Real-Time Energy Management Strategy of a Fuel Cell Electric Vehicle With Global Optimal Learning

Abstract

This paper proposes a novel energy management strategy for a fuel cell electric vehicle. The strategy combines the offline optimization and online algorithms to guarantee optimal control, real-time performance and better robustness in an unknown route. In particular, dynamic programming is applied in a database with multiple driving cycles to extract the theoretically optimal power split between the battery and fuel cell with a priori knowledge of the driving conditions. The analysis of the obtained results is then used to extract the rules to embed them in a real-time capable fuzzy controller. In this sense, at the expense of certain calibration effort in the offline phase with the dynamic programming results, the proposed strategy allows on-board applicability with sub-optimal results.
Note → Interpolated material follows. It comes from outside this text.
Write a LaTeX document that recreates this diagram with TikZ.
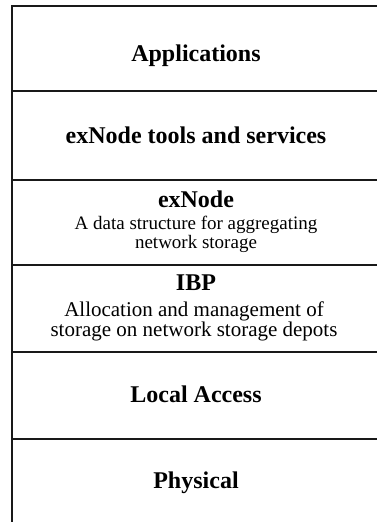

The proposed strategy has been tested in several actual driving cycles, and the results show energy savings between 8.48-10.71% in comparison to rule-based strategy and energy penalties between 1.04-3.37% when compared with the theoretical optimum obtained by dynamic programming. In addition, a sensitivity analysis shows that the proposed strategy can be adapted to different vehicle configurations. As the battery capacity increases, the performance can be further improved by 0.15% and 1.66% in conservative and aggressive driving styles, respectively.